Fortunately, the government has put in mechanisms to protect small investors, so a collapse similar to what happened in 1929 is less likely.
Moreover, now the average investor has tools to learn what is likely to be a safe investment, including various sites on the Internet, if only the investors would use the tools that were not available in 1929.
Tools to prevent 1920's style stock market crash
Among those protective tools are:
- Cutting the number of trading days from 6 to 5
- The creation of the Securities and Exchange Commission to help create public trust domestically and in the capital market overseas
- Regulation of brokerages and self-regulating organizations,
- A circuit breaker to identify risks triggered by the speed of supercomputers,
- And a firewall to restrain rogue trading patterns.
These protections are not perfect, largely because there are many fake brokerage websites in and outside of the United States, but there is more protection than existed prior to the stock market crash in 1929.

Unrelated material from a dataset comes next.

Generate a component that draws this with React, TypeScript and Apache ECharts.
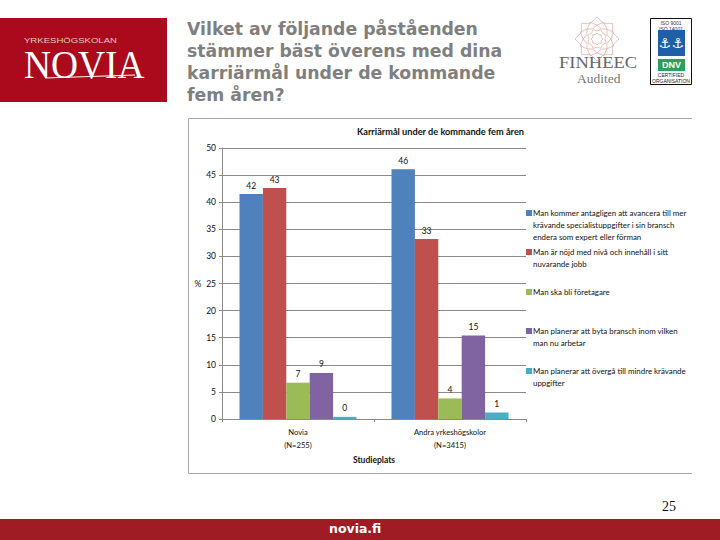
import React, { useEffect, useRef } from "react";
import * as echarts from "echarts";

const categories = ["Novia\n(N=255)", "Andra yrkeshögskolor\n(N=3415)"];
const seriesNames = [
  "Man kommer antagligen att avancera till mer\nkrävande specialistuppgifter i sin bransch\nendera som expert eller förman",
  "Man är nöjd med nivå och innehåll i sitt\nnuvarande jobb",
  "Man ska bli företagare",
  "Man planerar att byta bransch inom vilken\nman nu arbetar",
  "Man planerar att övergå till mindre krävande\nuppgifter",
];
const advance = [41.5, 46.1];
const content = [42.6, 33.2];
const entrepreneur = [6.7, 3.8];
const switchField = [8.5, 15.4];
const lessDemanding = [0.4, 1.2];
const seriesValues = [advance, content, entrepreneur, switchField, lessDemanding];
const seriesLabels = [["42", "46"], ["43", "33"], ["7", "4"], ["9", "15"], ["0", "1"]];
const colors = ["#4F81BD", "#C0504D", "#9BBB59", "#8064A2", "#4BACC6"];
const legendTops = [207, 246, 286, 325, 365];
const heading = "Vilket av följande påståenden\nstämmer bäst överens med dina\nkarriärmål under de kommande\nfem åren?";
const chartTitle = "Karriärmål under de kommande fem åren";

const FONT = "Lato";
const LINE = 12;

function ring(cx: number, cy: number, r1: number, r2: number, n: number, rot: number) {
  const pts: number[][] = [];
  for (let i = 0; i < n * 2; i++) {
    const a = rot + (Math.PI * i) / n;
    const r = i % 2 ? r2 : r1;
    pts.push([cx + r * Math.cos(a), cy + r * Math.sin(a)]);
  }
  return pts;
}

function logos() {
  const els: any[] = [
    { type: "rect", shape: { x: 0, y: 18, width: 167, height: 84 }, style: { fill: "#AB0A1C" } },
    { type: "text", x: 24, y: 36, scaleX: 1.26, style: { text: "YRKESHÖGSKOLAN", font: "7.6px 'Liberation Sans'", fill: "#E8C8C8" } },
    { type: "text", x: 24, y: 45, scaleX: 0.96, style: { text: "NOVIA", font: "39px 'Liberation Serif'", fill: "#FFFFFF" } },
    { type: "line", shape: { x1: 45, y1: 78, x2: 135, y2: 75 }, style: { stroke: "#FFFFFF", lineWidth: 1 } },
    { type: "text", x: 187, y: 18, style: { text: heading, font: "bold 17.3px 'DejaVu Sans'", lineHeight: 22, fill: "#7F7F7F" } },
    { type: "text", x: 559, y: 54, scaleX: 1.09, style: { text: "FINHEEC", font: "17px 'Liberation Serif'", fill: "#666666" } },
    { type: "text", x: 577, y: 72, scaleX: 1.04, style: { text: "Audited", font: "13px 'Liberation Serif'", fill: "#777777" } },
    { type: "rect", shape: { x: 650.5, y: 18.5, width: 41, height: 66 }, style: { fill: "#FFFFFF", stroke: "#111111", lineWidth: 1 } },
    { type: "text", x: 671, y: 20, style: { text: "ISO 9001\nISO 14001", font: "5px 'Liberation Sans'", lineHeight: 6, fill: "#333333", align: "center" } },
    { type: "rect", shape: { x: 658, y: 30, width: 27, height: 26 }, style: { fill: "#1F5FA8" } },
    { type: "text", x: 665, y: 36, style: { text: "⚓", font: "14px 'DejaVu Sans'", fill: "#FFFFFF", align: "center" } },
    { type: "text", x: 678, y: 36, style: { text: "⚓", font: "14px 'DejaVu Sans'", fill: "#FFFFFF", align: "center" } },
    { type: "rect", shape: { x: 658, y: 59, width: 27, height: 12 }, style: { fill: "#2E9E5B" } },
    { type: "text", x: 671.5, y: 60, style: { text: "DNV", font: "bold 9px 'Liberation Sans'", fill: "#FFFFFF", align: "center" } },
    { type: "text", x: 671, y: 72, style: { text: "CERTIFIED\nORGANISATION", font: "5px 'Liberation Sans'", lineHeight: 6, fill: "#222222", align: "center" } },
    { type: "polyline", shape: { points: [[692, 118.5], [188.5, 118.5], [188.5, 473.5], [692, 473.5]] }, style: { fill: "none", stroke: "#A6A6A6", lineWidth: 1 } },
    { type: "text", x: 357, y: 127, style: { text: chartTitle, font: `bold 9.2px ${FONT}`, fill: "#111111" } },
    { type: "text", x: 662, y: 499, style: { text: "25", font: "14px 'Liberation Serif'", fill: "#111111" } },
    { type: "rect", shape: { x: 0, y: 519, width: 720, height: 21 }, style: { fill: "#A01C24" } },
    { type: "text", x: 329, y: 522, style: { text: "novia.fi", font: "bold 12.5px 'DejaVu Sans'", fill: "#FFFFFF" } },
  ];
  [[22, 17], [18, 14], [14, 11], [10, 8], [6, 4.5]].forEach(([a, b], i) => {
    els.push({
      type: "polygon",
      shape: { points: ring(597, 39, a, b, 8, i % 2 ? Math.PI / 8 : 0) },
      style: { fill: "none", stroke: "#E0A8A0", lineWidth: 0.7 },
    });
  });
  return els;
}

export default function App() {
  const ref = useRef<HTMLDivElement>(null);
  useEffect(() => {
    document.body.style.margin = "0";
    const chart = echarts.init(ref.current!, undefined, { renderer: "svg" });
    chart.setOption({
      animation: false,
      backgroundColor: "#FFFFFF",
      textStyle: { fontFamily: FONT },
      grid: { left: 222, top: 148, width: 304, height: 271, containLabel: false },
      xAxis: {
        type: "category",
        data: categories,
        name: "Studieplats",
        nameLocation: "middle",
        nameGap: 35,
        nameTextStyle: { fontFamily: FONT, fontSize: 8.5, fontWeight: "bold", color: "#111" },
        axisLine: { lineStyle: { color: "#8A8A8A" } },
        axisTick: { show: true, length: 3, alignWithLabel: false, lineStyle: { color: "#8A8A8A" } },
        axisLabel: { fontFamily: FONT, fontSize: 7.6, color: "#111", lineHeight: 13, margin: 6 },
      },
      yAxis: {
        type: "value",
        min: 0,
        max: 50,
        interval: 5,
        name: "%",
        nameLocation: "middle",
        nameRotate: 0,
        nameGap: 19,
        nameTextStyle: { fontFamily: FONT, fontSize: 8.5, color: "#111" },
        axisLine: { show: true, lineStyle: { color: "#8A8A8A" } },
        axisTick: { show: true, length: 3, lineStyle: { color: "#8A8A8A" } },
        axisLabel: { fontFamily: FONT, fontSize: 8.5, color: "#111", margin: 6 },
        splitLine: { lineStyle: { color: "#8A8A8A", width: 1 } },
      },
      legend: seriesNames.map((name, i) => {
        const lines = name.split("\n").length;
        const h = lines * LINE;
        return {
          data: [name],
          left: 526,
          top: legendTops[i],
          itemWidth: 6,
          itemHeight: h,
          itemGap: 0,
          padding: 0,
          selectedMode: false,
          icon: `path://M0 3H6V9H0Z M0 0H0Z M0 ${h}H0Z`,
          textStyle: { fontFamily: FONT, fontSize: 7.9, lineHeight: LINE, color: "#111", padding: [0, 0, 0, -4] },
        };
      }),
      series: seriesNames.map((name, i) => ({
        type: "bar",
        name,
        data: seriesValues[i],
        barWidth: 23.4,
        barGap: "0%",
        itemStyle: { color: colors[i] },
        label: {
          show: true,
          position: "top",
          distance: 4,
          fontFamily: FONT,
          fontSize: 8.5,
          color: "#111",
          formatter: (p: any) => seriesLabels[i][p.dataIndex],
        },
      })),
      graphic: { elements: logos() },
    });
    return () => chart.dispose();
  }, []);
  return <div ref={ref} style={{ position: "absolute", left: 0, top: 0, width: 720, height: 540 }} />;
}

The mechanisms for recovering funds depend on whether money has traveled interstate or internationally insofar as civil and criminal investigation prosecution.
Asset recovery firms claim to help victims for hefty upfront fees and a percentage of the recovery, but these companies are usually scamming the victims for a second time.
In conclusion, before we criticize the people who were victimized by the scammers in the 1920s, we should consider whether we would have fared much better with the tools they had for making prudent investments.